Given instruction:
Starting at the first line of the listing below, retype each line up to and including the one that contains "solid = [0.04, 0.3, 0.75, 0.22, 0.15, 0.6, 0.03, 0.45]". Leave pictures out.

Collected material:
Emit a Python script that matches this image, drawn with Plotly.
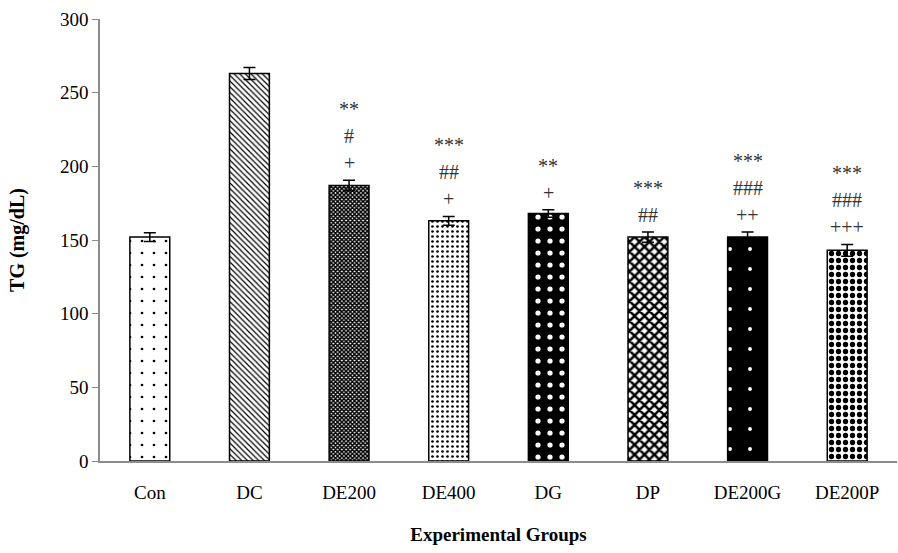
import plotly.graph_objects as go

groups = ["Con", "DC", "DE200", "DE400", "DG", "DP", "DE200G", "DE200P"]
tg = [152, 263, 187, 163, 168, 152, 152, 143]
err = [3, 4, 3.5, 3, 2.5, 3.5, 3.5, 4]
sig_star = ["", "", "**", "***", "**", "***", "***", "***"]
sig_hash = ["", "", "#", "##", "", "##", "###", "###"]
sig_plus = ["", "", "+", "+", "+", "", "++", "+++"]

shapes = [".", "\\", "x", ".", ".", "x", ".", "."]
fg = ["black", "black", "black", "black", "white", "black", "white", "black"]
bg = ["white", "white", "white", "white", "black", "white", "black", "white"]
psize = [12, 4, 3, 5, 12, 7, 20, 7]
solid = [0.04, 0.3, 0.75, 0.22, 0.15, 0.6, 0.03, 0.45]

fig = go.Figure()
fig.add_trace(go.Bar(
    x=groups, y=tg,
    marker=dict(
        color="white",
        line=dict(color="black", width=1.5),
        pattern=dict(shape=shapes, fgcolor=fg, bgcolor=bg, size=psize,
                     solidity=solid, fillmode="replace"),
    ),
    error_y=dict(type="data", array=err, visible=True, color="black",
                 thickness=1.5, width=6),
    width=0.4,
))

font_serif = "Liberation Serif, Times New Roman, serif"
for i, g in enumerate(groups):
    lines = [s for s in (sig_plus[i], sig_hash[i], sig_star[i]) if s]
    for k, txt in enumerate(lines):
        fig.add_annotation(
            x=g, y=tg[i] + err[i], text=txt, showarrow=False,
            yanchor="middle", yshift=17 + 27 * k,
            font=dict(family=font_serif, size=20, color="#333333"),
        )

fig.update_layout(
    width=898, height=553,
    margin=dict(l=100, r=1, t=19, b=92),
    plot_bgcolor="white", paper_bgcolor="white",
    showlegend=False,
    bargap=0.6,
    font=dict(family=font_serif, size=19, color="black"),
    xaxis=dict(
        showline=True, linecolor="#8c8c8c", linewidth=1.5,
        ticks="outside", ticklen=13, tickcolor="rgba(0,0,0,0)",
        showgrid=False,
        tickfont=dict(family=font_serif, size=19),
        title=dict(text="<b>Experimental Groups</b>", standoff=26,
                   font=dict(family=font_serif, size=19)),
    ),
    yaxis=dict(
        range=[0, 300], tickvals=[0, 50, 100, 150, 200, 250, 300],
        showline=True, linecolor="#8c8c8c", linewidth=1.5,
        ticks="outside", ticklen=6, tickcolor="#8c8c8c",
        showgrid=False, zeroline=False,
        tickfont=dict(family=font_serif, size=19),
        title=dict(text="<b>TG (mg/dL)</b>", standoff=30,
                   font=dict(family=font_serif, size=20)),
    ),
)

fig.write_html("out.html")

Answer in full:
Emit a Python script that matches this image, drawn with Plotly.
import plotly.graph_objects as go

groups = ["Con", "DC", "DE200", "DE400", "DG", "DP", "DE200G", "DE200P"]
tg = [152, 263, 187, 163, 168, 152, 152, 143]
err = [3, 4, 3.5, 3, 2.5, 3.5, 3.5, 4]
sig_star = ["", "", "**", "***", "**", "***", "***", "***"]
sig_hash = ["", "", "#", "##", "", "##", "###", "###"]
sig_plus = ["", "", "+", "+", "+", "", "++", "+++"]

shapes = [".", "\\", "x", ".", ".", "x", ".", "."]
fg = ["black", "black", "black", "black", "white", "black", "white", "black"]
bg = ["white", "white", "white", "white", "black", "white", "black", "white"]
psize = [12, 4, 3, 5, 12, 7, 20, 7]
solid = [0.04, 0.3, 0.75, 0.22, 0.15, 0.6, 0.03, 0.45]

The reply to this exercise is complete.